◆ **Dataset extract**

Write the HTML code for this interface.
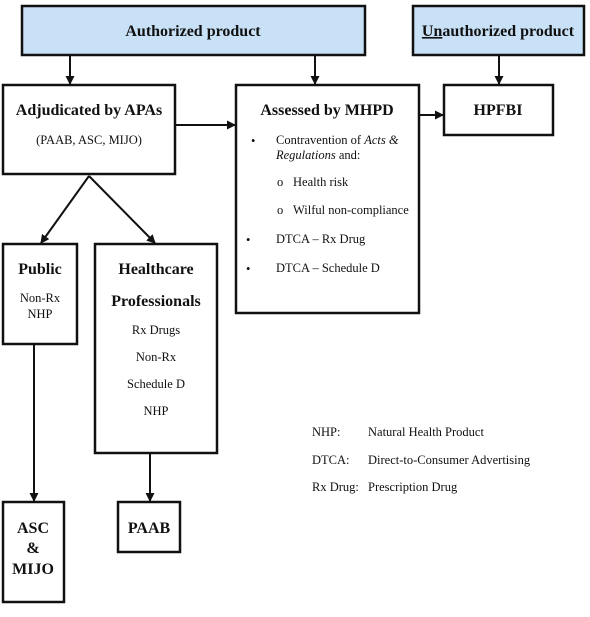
<!DOCTYPE html>
<html><head><meta charset="utf-8"><style>
body{margin:0;background:#fff;}
svg text{font-family:"Liberation Serif",serif;fill:#111;}
.b{font-weight:bold;font-size:16px;}
.s{font-size:12.5px;}
</style></head><body>
<svg width="590" height="612" viewBox="0 0 590 612" xmlns="http://www.w3.org/2000/svg">
<defs><marker id="a" markerWidth="9" markerHeight="9" refX="8" refY="4.5" orient="auto" markerUnits="userSpaceOnUse"><path d="M0,0 L9,4.5 L0,9 z" fill="#111"/></marker></defs>
<g stroke="#111" stroke-width="2.5" fill="#fff">
<rect x="22" y="6" width="343" height="49" fill="#c8e1f6"/>
<rect x="413" y="6" width="171" height="49" fill="#c8e1f6"/>
<rect x="3" y="85" width="172" height="89"/>
<rect x="236" y="85" width="183" height="228"/>
<rect x="444" y="85" width="109" height="50"/>
<rect x="3" y="244" width="74" height="100"/>
<rect x="95" y="244" width="122" height="209"/>
<rect x="3" y="502" width="61" height="100"/>
<rect x="118" y="502" width="62" height="50"/>
</g>
<g stroke="#111" stroke-width="2" fill="none" marker-end="url(#a)">
<line x1="70" y1="55" x2="70" y2="84"/>
<line x1="315" y1="55" x2="315" y2="84"/>
<line x1="499" y1="55" x2="499" y2="84"/>
<line x1="175" y1="125" x2="235" y2="125"/>
<line x1="419" y1="115" x2="443" y2="115"/>
<line x1="89" y1="176" x2="41" y2="243"/>
<line x1="89" y1="176" x2="155" y2="243"/>
<line x1="34" y1="344" x2="34" y2="501"/>
<line x1="150" y1="453" x2="150" y2="501"/>
</g>
<g text-anchor="middle">
<text class="b" x="193" y="36">Authorized product</text>
<text class="b" x="498" y="36"><tspan text-decoration="underline">Un</tspan>authorized product</text>
<text class="b" x="89" y="115">Adjudicated by APAs</text>
<text class="s" x="89" y="144">(PAAB, ASC, MIJO)</text>
<text class="b" x="327" y="115">Assessed by MHPD</text>
<text class="b" x="498" y="115">HPFBI</text>
<text class="b" x="40" y="274">Public</text>
<text class="s" x="40" y="302">Non-Rx</text>
<text class="s" x="40" y="318">NHP</text>
<text class="b" x="156" y="274">Healthcare</text>
<text class="b" x="156" y="306">Professionals</text>
<text class="s" x="156" y="334">Rx Drugs</text>
<text class="s" x="156" y="361">Non-Rx</text>
<text class="s" x="156" y="388">Schedule D</text>
<text class="s" x="156" y="415">NHP</text>
<text class="b" x="33" y="533">ASC</text>
<text class="b" x="33" y="553">&amp;</text>
<text class="b" x="33" y="574">MIJO</text>
<text class="b" x="149" y="533">PAAB</text>
</g>
<g>
<text class="s" x="251" y="145" font-size="15">•</text>
<text class="s" x="276" y="144">Contravention of <tspan font-style="italic">Acts &amp;</tspan></text>
<text class="s" x="276" y="159"><tspan font-style="italic">Regulations</tspan> and:</text>
<text class="s" x="277" y="186">o</text><text class="s" x="293" y="186">Health risk</text>
<text class="s" x="277" y="214">o</text><text class="s" x="293" y="214">Wilful non-compliance</text>
<text class="s" x="246" y="244" font-size="15">•</text><text class="s" x="276" y="243">DTCA – Rx Drug</text>
<text class="s" x="246" y="273" font-size="15">•</text><text class="s" x="276" y="272">DTCA – Schedule D</text>
<text class="s" x="312" y="436">NHP:</text><text class="s" x="368" y="436">Natural Health Product</text>
<text class="s" x="312" y="464">DTCA:</text><text class="s" x="368" y="464">Direct-to-Consumer Advertising</text>
<text class="s" x="312" y="491">Rx Drug:</text><text class="s" x="368" y="491">Prescription Drug</text>
</g>
</svg>
</body></html>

◆ **What is required**
Take the data above and repeat it exactly, leaving each picture out.

◆ **Full solution**
Write the HTML code for this interface.
<!DOCTYPE html>
<html><head><meta charset="utf-8"><style>
body{margin:0;background:#fff;}
svg text{font-family:"Liberation Serif",serif;fill:#111;}
.b{font-weight:bold;font-size:16px;}
.s{font-size:12.5px;}
</style></head><body>
<svg width="590" height="612" viewBox="0 0 590 612" xmlns="http://www.w3.org/2000/svg">
<defs><marker id="a" markerWidth="9" markerHeight="9" refX="8" refY="4.5" orient="auto" markerUnits="userSpaceOnUse"><path d="M0,0 L9,4.5 L0,9 z" fill="#111"/></marker></defs>
<g stroke="#111" stroke-width="2.5" fill="#fff">
<rect x="22" y="6" width="343" height="49" fill="#c8e1f6"/>
<rect x="413" y="6" width="171" height="49" fill="#c8e1f6"/>
<rect x="3" y="85" width="172" height="89"/>
<rect x="236" y="85" width="183" height="228"/>
<rect x="444" y="85" width="109" height="50"/>
<rect x="3" y="244" width="74" height="100"/>
<rect x="95" y="244" width="122" height="209"/>
<rect x="3" y="502" width="61" height="100"/>
<rect x="118" y="502" width="62" height="50"/>
</g>
<g stroke="#111" stroke-width="2" fill="none" marker-end="url(#a)">
<line x1="70" y1="55" x2="70" y2="84"/>
<line x1="315" y1="55" x2="315" y2="84"/>
<line x1="499" y1="55" x2="499" y2="84"/>
<line x1="175" y1="125" x2="235" y2="125"/>
<line x1="419" y1="115" x2="443" y2="115"/>
<line x1="89" y1="176" x2="41" y2="243"/>
<line x1="89" y1="176" x2="155" y2="243"/>
<line x1="34" y1="344" x2="34" y2="501"/>
<line x1="150" y1="453" x2="150" y2="501"/>
</g>
<g text-anchor="middle">
<text class="b" x="193" y="36">Authorized product</text>
<text class="b" x="498" y="36"><tspan text-decoration="underline">Un</tspan>authorized product</text>
<text class="b" x="89" y="115">Adjudicated by APAs</text>
<text class="s" x="89" y="144">(PAAB, ASC, MIJO)</text>
<text class="b" x="327" y="115">Assessed by MHPD</text>
<text class="b" x="498" y="115">HPFBI</text>
<text class="b" x="40" y="274">Public</text>
<text class="s" x="40" y="302">Non-Rx</text>
<text class="s" x="40" y="318">NHP</text>
<text class="b" x="156" y="274">Healthcare</text>
<text class="b" x="156" y="306">Professionals</text>
<text class="s" x="156" y="334">Rx Drugs</text>
<text class="s" x="156" y="361">Non-Rx</text>
<text class="s" x="156" y="388">Schedule D</text>
<text class="s" x="156" y="415">NHP</text>
<text class="b" x="33" y="533">ASC</text>
<text class="b" x="33" y="553">&amp;</text>
<text class="b" x="33" y="574">MIJO</text>
<text class="b" x="149" y="533">PAAB</text>
</g>
<g>
<text class="s" x="251" y="145" font-size="15">•</text>
<text class="s" x="276" y="144">Contravention of <tspan font-style="italic">Acts &amp;</tspan></text>
<text class="s" x="276" y="159"><tspan font-style="italic">Regulations</tspan> and:</text>
<text class="s" x="277" y="186">o</text><text class="s" x="293" y="186">Health risk</text>
<text class="s" x="277" y="214">o</text><text class="s" x="293" y="214">Wilful non-compliance</text>
<text class="s" x="246" y="244" font-size="15">•</text><text class="s" x="276" y="243">DTCA – Rx Drug</text>
<text class="s" x="246" y="273" font-size="15">•</text><text class="s" x="276" y="272">DTCA – Schedule D</text>
<text class="s" x="312" y="436">NHP:</text><text class="s" x="368" y="436">Natural Health Product</text>
<text class="s" x="312" y="464">DTCA:</text><text class="s" x="368" y="464">Direct-to-Consumer Advertising</text>
<text class="s" x="312" y="491">Rx Drug:</text><text class="s" x="368" y="491">Prescription Drug</text>
</g>
</svg>
</body></html>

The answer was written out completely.